Software plays an important role here, according to Sancheti, because from a system perspective, the real workload or scenarios are determined by the software applications, and how the power management software interacts with the rest of the hardware.
At the same time, that optimization has to happen early enough in the design flow for it to make a difference. “Power traditionally has been estimated at the gate level, but by that time it becomes nearly impossible to contain it,” Fahad said. This has led designers to look for approaches that help to estimate and optimize power early on at the RTL level, all of which calls for a Shift Left methodology. Although power estimation at the RTL level makes it possible to make logic redesigning easy and quick, it nonetheless suffers from some degree of inaccuracy due to lack of implementation level details like parasitic data during the initial stages of designing. In fact, designers are sometimes more interested in trending the power numbers at the early stages of the design than measuring them very accurately. As the design matures along the cycle, and more information starts to fall in, iterative power analysis makes it possible to close power more efficiently without impacting the project schedule. Apart from being accurate, power estimations have to be realistic, as well, and this is where we get the increased traction on software-driven power analysis using the real-world scenarios running on emulators.”

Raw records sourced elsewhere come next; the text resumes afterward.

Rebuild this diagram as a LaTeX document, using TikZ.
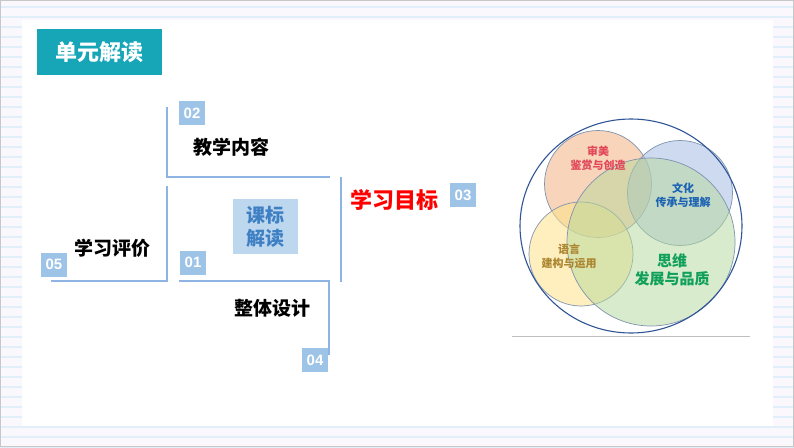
\documentclass[tikz,border=0pt]{standalone}
\usepackage{fontspec}
\setmainfont{Liberation Sans}
\newfontfamily\cjk{Noto Sans CJK SC}
\definecolor{bglav}{HTML}{FAF8FD}
\definecolor{stripe}{HTML}{E0EFFA}
\definecolor{teal}{HTML}{17A5B8}
\definecolor{lineblue}{HTML}{8EB4E3}
\definecolor{badgeblue}{HTML}{9DC3E6}
\definecolor{kbfill}{HTML}{BDD7EE}
\definecolor{kbtext}{HTML}{3F80C4}
\definecolor{cOrange}{HTML}{F4B183}
\definecolor{cBlue}{HTML}{9FB7E3}
\definecolor{cYellow}{HTML}{FFE38A}
\definecolor{cGreen}{HTML}{B5D99C}
\definecolor{cEdge}{HTML}{7F93AE}
\definecolor{tRed}{HTML}{E2475A}
\definecolor{tBlue}{HTML}{1C63B3}
\definecolor{tGold}{HTML}{AC8630}
\definecolor{tGreen}{HTML}{10A05A}
\definecolor{outerc}{HTML}{2F5597}
\tikzset{
  badge/.style={fill=badgeblue, text=white, font=\bfseries\fontsize{15}{15}\selectfont, minimum width=26pt, minimum height=24pt, inner sep=0pt},
  lbl/.style={inner sep=0pt, font=\cjk\bfseries\fontsize{19}{19}\selectfont, text=black},
  bracket/.style={draw=lineblue, line width=1.1pt},
  venn/.style={circle, draw=cEdge, line width=0.7pt, inner sep=0pt},
  vtxt/.style={inner sep=0pt, align=center, font=\cjk\bfseries\fontsize{11}{14}\selectfont},
}
\begin{document}
\begin{tikzpicture}[x=1pt,y=-1pt]
\useasboundingbox (0,0) rectangle (794,447);
\fill[bglav] (0,0) rectangle (794,447);
\foreach \y in {7,17,...,447} \draw[stripe, line width=1.2pt] (0,\y) -- (794,\y);
\fill[white] (22,20) rectangle (773,426);
\draw[black!22, line width=1pt] (0.5,0.5) rectangle (793.5,446.5);

% title
\node[fill=teal, minimum width=125pt, minimum height=46pt, anchor=north west, inner sep=0pt,
      text=white, font=\cjk\bfseries\fontsize{22}{22}\selectfont] (title) at (37,29) {单元解读};

% bracket coordinates
\coordinate (b2t) at (167,107); \coordinate (b2c) at (167,177); \coordinate (b2e) at (330,177);
\coordinate (b5t) at (167,186); \coordinate (b5c) at (167,281); \coordinate (b5e) at (51,281);
\coordinate (b4s) at (179,281); \coordinate (b4c) at (329,281); \coordinate (b4e) at (329,355);
\coordinate (b3t) at (341,177); \coordinate (b3e) at (341,282);
\draw[bracket] (b2t) -- (b2c) -- (b2e);
\draw[bracket] (b5t) -- (b5c) -- (b5e);
\draw[bracket] (b4s) -- (b4c) -- (b4e);
\draw[bracket] (b3t) -- (b3e);

% badges
\node[badge] (n02) at (192,113) {02};
\node[badge] (n05) at (54,264.5) {05};
\node[badge] (n01) at (193,262.5) {01};
\node[badge] (n04) at (315,360) {04};
\node[badge] (n03) at (463,195) {03};

% labels
\node[lbl] (jxnr) at (231,147) {教学内容};
\node[lbl] (xxpj) at (112,248) {学习评价};
\node[lbl] (ztsj) at (272,308) {整体设计};
\node[lbl, text=red, font=\cjk\bfseries\fontsize{22}{22}\selectfont] (xxmb) at (394,200) {学习目标};
\node[fill=kbfill, minimum width=65pt, minimum height=55pt, inner sep=0pt, align=center,
      text=kbtext, font=\cjk\bfseries\fontsize{19}{23}\selectfont] (kbjd) at (265.5,226.5) {课标\\解读};

% Venn
\node[venn, minimum size=107pt, fill=cOrange, fill opacity=0.55] (vaes) at (598,184) {};
\node[venn, minimum size=105pt, fill=cBlue, fill opacity=0.5] (vcul) at (680,193) {};
\node[venn, minimum size=104pt, fill=cYellow, fill opacity=0.55] (vlan) at (581,254) {};
\node[venn, minimum size=168pt, fill=cGreen, fill opacity=0.5] (vthk) at (651,242) {};
\draw[outerc, line width=1.1pt] (631,226) ellipse [x radius=111, y radius=107];
\draw[black!25, line width=0.8pt] (512,336) -- (750,336);

\node[vtxt, text=tRed] (taes) at (598,158.5) {审美\\鉴赏与创造};
\node[vtxt, text=tBlue] (tcul) at (683,195.5) {文化\\传承与理解};
\node[vtxt, text=tGold] (tlan) at (569,256) {语言\\建构与运用};
\node[vtxt, text=tGreen, font=\cjk\bfseries\fontsize{15}{18}\selectfont] (tthk) at (672,270) {思维\\发展与品质};
\end{tikzpicture}
\end{document}
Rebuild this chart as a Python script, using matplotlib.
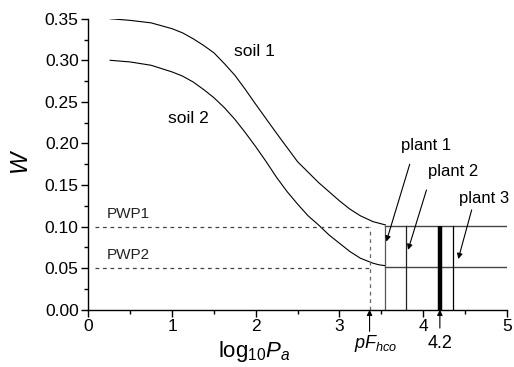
import numpy as np
import matplotlib
matplotlib.use("Agg")
import matplotlib.pyplot as plt

plt.rcParams['font.family'] = ['Liberation Sans', 'DejaVu Sans']
plt.rcParams['mathtext.fontset'] = 'custom'
plt.rcParams['mathtext.rm'] = 'Liberation Sans'
plt.rcParams['mathtext.it'] = 'Liberation Sans:italic'

# water retention curves
soil1_x = [0.26, 0.50, 0.75, 1.00, 1.125, 1.25, 1.375, 1.50, 1.625, 1.75, 1.875,
           2.00, 2.25, 2.50, 2.75, 3.00, 3.125, 3.25, 3.40, 3.475, 3.55]
soil1_w = [0.350, 0.348, 0.345, 0.338, 0.333, 0.326, 0.318, 0.309, 0.296, 0.282, 0.265,
           0.247, 0.212, 0.178, 0.153, 0.131, 0.121, 0.113, 0.106, 0.104, 0.102]
soil2_x = [0.26, 0.50, 0.75, 1.00, 1.125, 1.25, 1.375, 1.50, 1.625, 1.75, 1.875,
           2.00, 2.125, 2.25, 2.375, 2.50, 2.625, 2.75, 2.875, 3.00, 3.125, 3.25,
           3.40, 3.475, 3.55]
soil2_w = [0.300, 0.298, 0.294, 0.286, 0.281, 0.274, 0.265, 0.255, 0.243, 0.229, 0.213,
           0.196, 0.178, 0.159, 0.142, 0.127, 0.113, 0.102, 0.090, 0.080, 0.070, 0.062,
           0.056, 0.054, 0.053]

pwp = [0.10, 0.05]
pwp_labels = ["PWP1", "PWP2"]
flat_w = [0.101, 0.052]
pf_hco = 3.36
plant_x = [3.55, 3.79, 4.36]
plant_labels = ["plant 1", "plant 2", "plant 3"]
thick_x = 4.2

fig = plt.figure(figsize=(5.14, 3.67), dpi=100)
ax = fig.add_axes([0.172, 0.156, 0.814, 0.793])

ax.plot(soil1_x, soil1_w, color='k', lw=0.8)
ax.plot(soil2_x, soil2_w, color='k', lw=0.8)
for w in flat_w:
    ax.plot([soil1_x[-1], 5], [w, w], color='#444444', lw=1.0)

# PWP dashed guides
for w, lab in zip(pwp, pwp_labels):
    ax.plot([0.08, pf_hco], [w, w], color='#444444', lw=0.9, ls=(0, (3, 3)))
    ax.text(0.22, w + 0.007, lab, fontsize=11, ha='left', va='bottom', color='#222222')
ax.plot([pf_hco, pf_hco], [0, pwp[0]], color='#666666', lw=0.9, ls=(0, (3, 3)))

# plant wilting lines
for px, c in zip(plant_x, ['#555555', '#222222', '#000000']):
    ax.plot([px, px], [0, flat_w[0]], color=c, lw=0.9)
ax.plot([thick_x, thick_x], [0, flat_w[0]], color='k', lw=3.2, solid_capstyle='butt')

# plant labels with arrows
label_xy = [(4.03, 0.198), (4.36, 0.166), (4.73, 0.134)]
arrow_from = [(3.84, 0.175), (4.04, 0.144), (4.58, 0.120)]
arrow_to = [(3.56, 0.082), (3.82, 0.072), (4.42, 0.061)]
for lab, lxy, a0, a1 in zip(plant_labels, label_xy, arrow_from, arrow_to):
    ax.text(lxy[0], lxy[1], lab, fontsize=12, ha='center', va='center')
    ax.annotate('', xy=a1, xytext=a0,
                arrowprops=dict(arrowstyle='-|>', color='k', lw=0.8,
                                mutation_scale=8, shrinkA=0, shrinkB=0))

ax.text(1.99, 0.310, "soil 1", fontsize=12.5, ha='center', va='center')
ax.text(1.20, 0.230, "soil 2", fontsize=12.5, ha='center', va='center')

ax.set_xlim(0, 5)
ax.set_ylim(0, 0.35)
ax.set_xticks([0, 1, 2, 3, 4, 5])
ax.set_xticks(np.arange(0.5, 5, 1), minor=True)
ax.set_yticks(np.arange(0, 0.36, 0.05))
ax.set_yticks(np.arange(0.025, 0.35, 0.05), minor=True)
ax.set_yticklabels(["%.2f" % v for v in np.arange(0, 0.36, 0.05)])
ax.tick_params(which='major', direction='out', length=5, width=1, labelsize=12.5, pad=2)
ax.tick_params(which='minor', direction='out', length=3, width=1)
for s in ['top', 'right']:
    ax.spines[s].set_visible(False)
for s in ['left', 'bottom']:
    ax.spines[s].set_linewidth(1.0)

ax.set_ylabel("W", fontsize=17, style='italic', va='center')
ax.yaxis.set_label_coords(-0.166, 0.51)
ax.set_xlabel(r"$\mathregular{log_{10}}\mathit{P_a}$", fontsize=16)
ax.xaxis.set_label_coords(0.396, -0.10)

# arrows below the axis
for xv, y0 in [(pf_hco, -0.026), (thick_x, -0.022)]:
    ax.annotate('', xy=(xv, 0), xytext=(xv, y0), annotation_clip=False,
                arrowprops=dict(arrowstyle='-|>', color='k', lw=0.8,
                                mutation_scale=8, shrinkA=0, shrinkB=0))
ax.text(pf_hco + 0.07, -0.041, r"$\mathit{pF_{hco}}$", fontsize=13, ha='center', va='center')
ax.text(thick_x, -0.040, "4.2", fontsize=13, ha='center', va='center')

fig.savefig("out.png", dpi=100)
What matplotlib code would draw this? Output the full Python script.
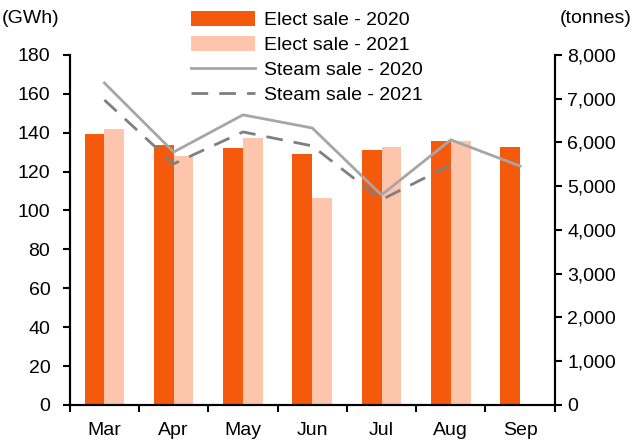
import numpy as np
import matplotlib.pyplot as plt
from matplotlib.ticker import FuncFormatter

plt.rcParams['font.family'] = ['Liberation Sans', 'DejaVu Sans']

months = ['Mar', 'Apr', 'May', 'Jun', 'Jul', 'Aug', 'Sep']
elect_2020 = [139.4, 133.7, 132.2, 129.0, 131.0, 135.8, 132.7]
elect_2021 = [141.9, 128.0, 137.3, 106.5, 132.7, 135.8]
steam_2020 = [7360, 5780, 6630, 6330, 4800, 6060, 5460]
steam_2021 = [6970, 5510, 6240, 5920, 4690, 5490]

fig = plt.figure(figsize=(6.34, 4.43), dpi=100)
ax1 = fig.add_axes([0.110, 0.086, 0.765, 0.790])
ax2 = ax1.twinx()

x = np.arange(len(months))
w = 0.285
b1 = ax1.bar(x - w/2, elect_2020, w, color='#f4590c', label='Elect sale - 2020')
b2 = ax1.bar(x[:len(elect_2021)] + w/2, elect_2021, w, color='#fec5ad', label='Elect sale - 2021')
l1, = ax2.plot(x, steam_2020, color='#a6a6a6', lw=2, label='Steam sale - 2020')
l2, = ax2.plot(x[:len(steam_2021)], steam_2021, color='#7f7f7f', lw=2,
               dashes=(6, 4), label='Steam sale - 2021')

ax1.set_xlim(-0.5, 6.5)
ax1.set_ylim(0, 180)
ax1.set_yticks(range(0, 181, 20))
ax2.set_ylim(0, 8000)
ax2.set_yticks(range(0, 8001, 1000))
ax2.yaxis.set_major_formatter(FuncFormatter(lambda v, p: f'{int(v):,}'))
ax1.set_xticks(x)
ax1.set_xticklabels(months)
ax1.set_xticks(np.arange(-0.5, 7, 1), minor=True)

fs = 14
for ax in (ax1, ax2):
    ax.spines['top'].set_visible(False)
    for s in ('left', 'right', 'bottom'):
        ax.spines[s].set_linewidth(1.5)
        ax.spines[s].set_color('black')
ax1.tick_params(axis='y', labelsize=fs, direction='out', length=5, width=1.5, pad=9)
ax2.tick_params(axis='y', labelsize=fs, direction='out', length=5, width=1.5, pad=4)
ax1.tick_params(axis='x', which='major', labelsize=fs, length=0, pad=12)
ax1.tick_params(axis='x', which='minor', length=5, width=1.5, direction='out')

fig.text(0.003, 0.958, '(GWh)', fontsize=fs, va='center')
fig.text(0.997, 0.958, '(tonnes)', fontsize=fs, va='center', ha='right')

fig.legend(handles=[b1, b2, l1, l2], loc='upper center', bbox_to_anchor=(0.484, 1.0),
           frameon=False, fontsize=fs, handlelength=3.3, labelspacing=0.36,
           handletextpad=0.5, borderaxespad=0.15, handleheight=0.8)

fig.savefig('out.png', dpi=100)
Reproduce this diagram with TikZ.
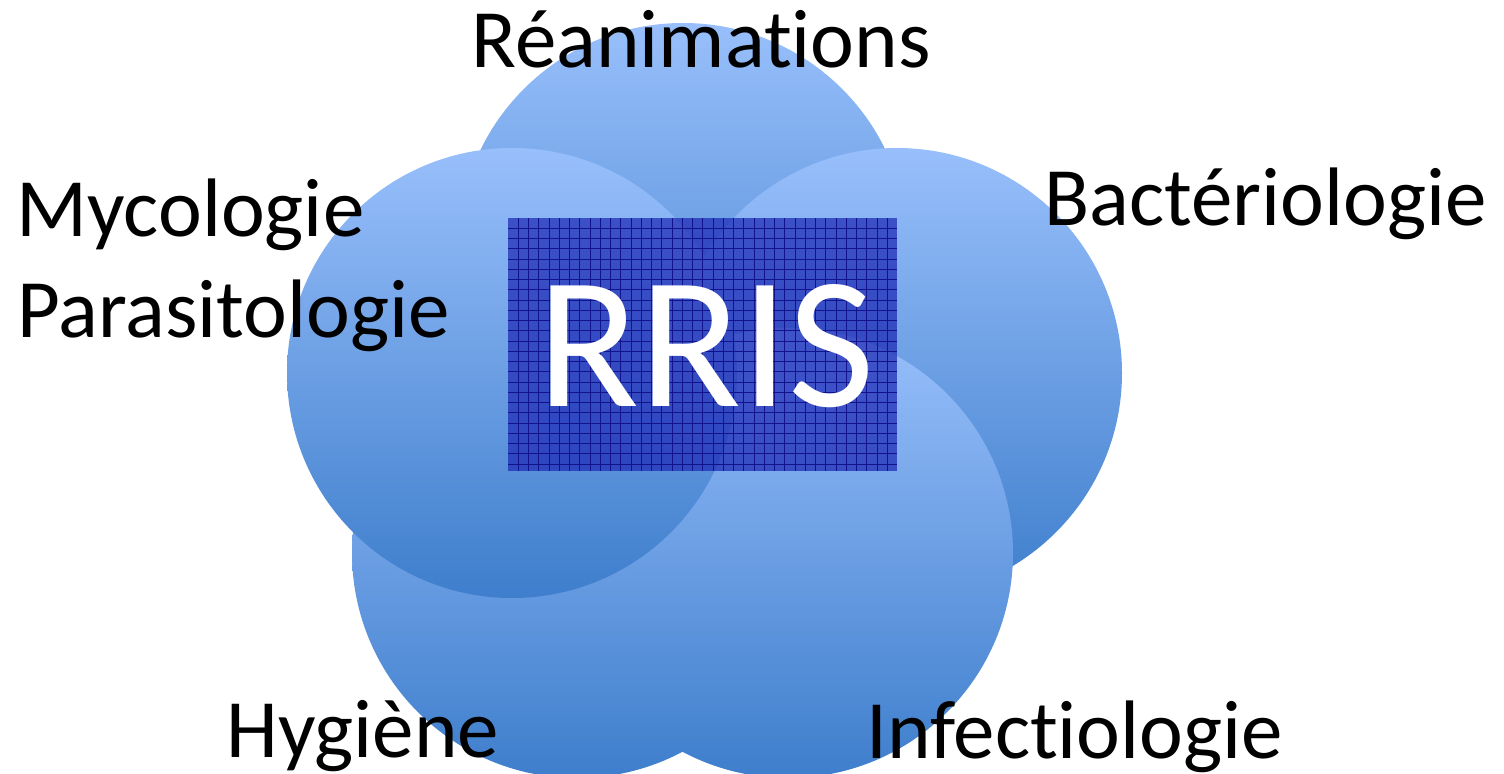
\documentclass[tikz,border=0pt]{standalone}
\usepackage{fontspec}
\setmainfont{Carlito}[Ligatures=NoCommon]
\definecolor{ctop}{RGB}{152,191,251}
\definecolor{cbot}{RGB}{62,126,204}
\definecolor{boxfill}{RGB}{30,42,182}
\definecolor{gridcol}{RGB}{18,18,140}
\tikzset{
  circ/.style={circle, minimum size=225pt, inner sep=0pt, top color=ctop, bottom color=cbot, draw=none},
  lbl/.style={anchor=base west, inner sep=0pt, font=\fontsize{41.5}{48}\selectfont},
  gridline/.style={draw=gridcol, line width=0.45pt},
}
\begin{document}
\begin{tikzpicture}[x=0.5pt,y=-0.5pt]
\useasboundingbox (0,0) rectangle (1504,774);
% circles
\node[circ] (crea) at (683,248) {};
\node[circ] (cbac) at (897,373) {};
\node[circ] (chyg) at (577,553) {};
\node[circ] (cinf) at (788,553) {};
\node[circ] (cmyc) at (512,373) {};
% central box
\node[fill=boxfill, fill opacity=0.72, minimum width=194.5pt, minimum height=126.5pt, inner sep=0pt, anchor=north west] (box) at (508,218) {};
\foreach \k in {1,...,37} \draw[gridline] ({508+10.25*\k},218) -- ({508+10.25*\k},471);
\foreach \k in {1,...,24} \draw[gridline] (508,{218+10.25*\k}) -- (897,{218+10.25*\k});
\node[anchor=base, inner sep=0pt, text=white, font=\fontsize{94}{100}\selectfont] (rris) at (706,407) {RRIS};
% labels
\node[lbl] (lrea) at (471,68) {Réanimations};
\node[lbl] (lmyc) at (16,237) {Mycologie};
\node[lbl] (lpar) at (17,338) {Parasitologie};
\node[lbl] (lbac) at (1044,226) {Bactériologie};
\node[lbl] (lhyg) at (226,757) {Hygiène};
\node[lbl] (linf) at (866,758) {Infectiologie};
\end{tikzpicture}
\end{document}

Others agree. “Emulation has turned into a bridge for this,” Sancheti said. “With fast emulation systems, you can actually bring in real scenarios or workloads that the software is going to execute, and then you want to look at both the performance as well as power in the context of those workloads. It’s the same thing on architecture definition. When you’re looking at the throughput of the system, it cannot be just the throughput. Again, it has to be in the context of what throughput can be sustained for a certain power envelope or energy-efficiency targets for that particular architecture.”